MADISON, Wis. – In the wake of allegations of retaliation against whistleblowers at a scandal-plagued Social Security Administration office, U.S. Sen. Ron Johnson is warning the agency that such actions will not be tolerated by his Senate Homeland Security and Governmental Affairs Committee.
In a letter Monday to SSA’s acting commissioner Carolyn Colvin, Johnson, R-Oshkosh, wrote that the “apparent attempt to identify and possibly prevent employees from communicating with Congress is unacceptable and alarming, given your assurances to the committee – as recently as last week – that SSA does not tolerate whistleblower retaliation.”
“I ask that you immediately direct all SSA officials in the leadership chain of command for Madison (Office of Disability Adjudication and Review) hearing office to cease all attempts to identify officials who may be providing information to Congress or the Office of Inspector General, as well as any other potential retaliatory actions,” wrote Johnson, chairman of the Senate committee.
“The committee will not tolerate any efforts silence or retaliate against SSA whistleblowers.”
Johnson’s letter follows an incident Friday when Madison ODAR manager and whistleblower Deborah Holland was placed on administrative leave just hours after going public with more allegations of misconduct and retaliation in the SSA system.
Holland was walked out of her office by two armed security guards, at the request of the local ODAR’s chief Administrative Law Judge Debra Meachum.
Meachum told the long-time SSA employee she is being removed from her management position and stripped of all supervisory duties and placed on administrative leave for the rest of day. Holland is being made a project manager for the Chicago Region 5 office, working under the same administrators she has testified against and who, she claims, have protected Madison Hearing Office Director Laura Hodorowicz and staff manager Wayne Gentz.
“This isn’t just retaliation against me … it’s a clear ploy to protect Wayne (Gentz) when he appears in court a week from today,” Holland told Wisconsin Watchdog. “They want him to say that I was removed so he can use that in his defense.”
On Thursday, Holland sought and received a temporary restraining order against Gentz. He has a “lengthy history of aggressive” and threatening behavior toward ODAR staff members, Holland and other whistleblowers told Wisconsin Watchdog. Some of those accusations are documented in a report to SSA’s Office of Inspector General.
ODAR employees have taken their complaints of sexual harassment, corruption, and intimidation to the OIG and the Senate committee.
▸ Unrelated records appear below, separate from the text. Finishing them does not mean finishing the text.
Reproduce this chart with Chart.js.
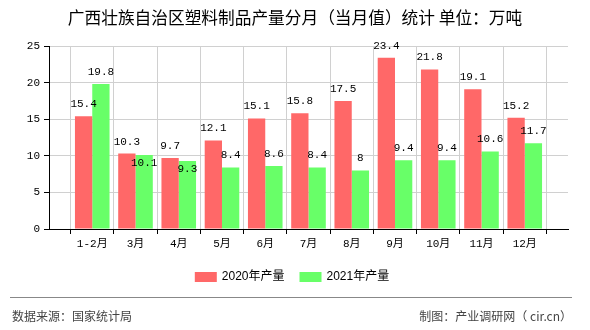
<!DOCTYPE html>
<html>
<head>
<meta charset="utf-8">
<script src="https://cdn.jsdelivr.net/npm/chart.js@4.4.1/dist/chart.umd.min.js"></script>
<style>
    html, body { margin: 0; padding: 0; background: #fff; }
    #wrap { width: 590px; height: 330px; position: relative; }
</style>
</head>
<body>
<div id="wrap"><canvas id="chart" width="590" height="330"></canvas></div>
<script>
// categories and values
const months = ['1-2月', '3月', '4月', '5月', '6月', '7月', '8月', '9月', '10月', '11月', '12月'];
const output2020 = [15.4, 10.3, 9.7, 12.1, 15.1, 15.8, 17.5, 23.4, 21.8, 19.1, 15.2];
const output2021 = [19.8, 10.1, 9.3, 8.4, 8.6, 8.4, 8, 9.4, 9.4, 10.6, 11.7];
const yTicks = [0, 5, 10, 15, 20, 25];
const seriesNames = ['2020年产量', '2021年产量'];

const titleText = '广西壮族自治区塑料制品产量分月（当月值）统计 单位：万吨';
const sourceText = '数据来源：国家统计局';
const makerText = '制图：产业调研网（ cir.cn）';

const RED = '#ff6868';
const GREEN = '#68ff68';
const monoFont = "'Liberation Mono', 'Noto Sans CJK SC', monospace";

// the axis has an empty slot at each end, ticks sit on the bar pairs
const labels = [''].concat(months, ['']);
const pad = arr => [null].concat(arr, [null]);

// draws values above the bars, pushes the second one down if it clashes
const valueLabels = {
    id: 'valueLabels',
    afterDatasetsDraw(chart) {
        const ctx = chart.ctx;
        const m0 = chart.getDatasetMeta(0).data;
        const m1 = chart.getDatasetMeta(1).data;
        ctx.save();
        ctx.font = '11px ' + monoFont;
        ctx.fillStyle = '#000';
        ctx.textAlign = 'center';
        ctx.textBaseline = 'middle';
        for (let i = 0; i < m0.length; i++) {
            const v0 = chart.data.datasets[0].data[i];
            const v1 = chart.data.datasets[1].data[i];
            if (v0 == null) continue;
            const y0 = m0[i].y - 12;
            let y1 = m1[i].y - 12;
            if (Math.abs(y0 - y1) < 12) y1 = m1[i].y + 8;
            ctx.fillText(String(v0), m0[i].x, y0);
            ctx.fillText(String(v1), m1[i].x, y1);
        }
        ctx.restore();
    }
};

// title, legend and footer around the plot
const frame = {
    id: 'frame',
    afterDraw(chart) {
        const ctx = chart.ctx;
        ctx.save();
        ctx.fillStyle = '#000';
        ctx.textBaseline = 'middle';
        ctx.textAlign = 'center';
        ctx.font = "16.7px 'Noto Sans CJK SC'";
        ctx.fillText(titleText, 295, 18);

        // legend
        ctx.font = "12px 'Liberation Sans', 'Noto Sans CJK SC'";
        ctx.textAlign = 'left';
        const colors = [RED, GREEN];
        const widths = seriesNames.map(s => ctx.measureText(s).width);
        const total = widths.reduce((a, w) => a + 22 + 5 + w, 0) + 15;
        let x = 292 - total / 2;
        seriesNames.forEach((name, i) => {
            ctx.fillStyle = colors[i];
            ctx.fillRect(x, 272, 22, 10);
            ctx.fillStyle = '#000';
            ctx.fillText(name, x + 27, 277);
            x += 22 + 5 + widths[i] + 15;
        });

        // footer
        ctx.strokeStyle = '#888';
        ctx.lineWidth = 1;
        ctx.beginPath();
        ctx.moveTo(10, 297.5);
        ctx.lineTo(572, 297.5);
        ctx.stroke();
        ctx.fillStyle = '#444';
        ctx.font = "12px 'Noto Sans CJK SC'";
        ctx.fillText(sourceText, 12, 316);
        ctx.textAlign = 'right';
        ctx.fillText(makerText, 572, 316);
        ctx.restore();
    }
};

new Chart(document.getElementById('chart').getContext('2d'), {
    type: 'bar',
    data: {
        labels: labels,
        datasets: [
            { label: seriesNames[0], data: pad(output2020), backgroundColor: RED },
            { label: seriesNames[1], data: pad(output2021), backgroundColor: GREEN }
        ]
    },
    options: {
        responsive: false,
        animation: false,
        events: [],
        layout: { padding: { left: 0, top: 46, right: 22, bottom: 0 } },
        categoryPercentage: 0.8,
        barPercentage: 1.0,
        plugins: {
            legend: { display: false },
            tooltip: { enabled: false }
        },
        scales: {
            x: {
                offset: false,
                afterFit: scale => { scale.height = 101; },
                grid: { color: '#d0d0d0', tickColor: '#000', tickLength: 5 },
                border: { color: '#000' },
                ticks: {
                    color: '#000',
                    font: { family: monoFont, size: 11 },
                    padding: 3,
                    maxRotation: 0,
                    autoSkip: false
                }
            },
            y: {
                min: yTicks[0],
                max: yTicks[yTicks.length - 1],
                afterFit: scale => { scale.width = 49; },
                afterBuildTicks: scale => { scale.ticks = yTicks.map(v => ({ value: v })); },
                grid: { color: '#d0d0d0', tickColor: '#000', tickLength: 5 },
                border: { color: '#000' },
                ticks: {
                    color: '#000',
                    font: { family: monoFont, size: 11 },
                    padding: 4
                }
            }
        }
    },
    plugins: [valueLabels, frame]
});
</script>
</body>
</html>
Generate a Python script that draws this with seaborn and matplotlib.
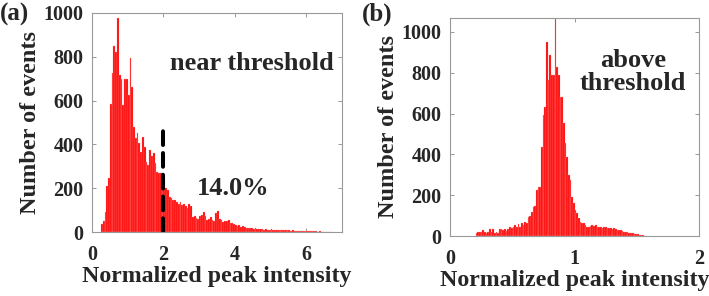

In doing so, they have been officially designated government whistleblowers and afforded all of the protections therein.
“Since then, it appears that the leadership in the Madison office has attempted to prevent further disclosures and identify employees who may be sharing information with Congress or the Office of the Inspector General,” Johnson wrote to the acting commissioner.
Managers, including Holland, received an email from Meachum asking who leaked information she considered confidential to the press.
“Since our meeting on August 9th, did any of you share any of this information with someone outside the Madison team?” Meachum wrote. “Again, I am talking specifically about the discussion we had Tuesday afternoon about Judge Pleuss and his cases. Please respond immediately – yes or no.”
Meachum referred to Administrative Law Judge John Pleuss, who was found to have written sexual and racial comments about claimants and who is alleged to have sexually harassed staff members for years.
Meachum, while demanding Holland leave the Madison office Friday, said she “can’t always trust in (Holland’s) ability to keep sensitive information confidential.” She said she knows Holland claims to be a whistleblower. The conversation was recorded, and Holland is indeed a whistleblower.
“Federal law protects the right of all federal employees to provide information to Congress,” Johnson wrote. “Specifically, the law states that ‘the right of employees, individually or collectively, to petition Congress or a member of Congress, or to furnish information to either house of Congress, or to a committee or member thereof, may not be interfered with or denied.’”
“SSA employees have the right to talk to Congress and to provide Congress with information without fear of retaliation or questions about their communications,” Johnson added.
Johnson also demands that the acting commissioner “produce all documents and communications concerning the administrative leave and other personnel actions against managers in the ODAR hearing office taken on or about August 12, 2016.”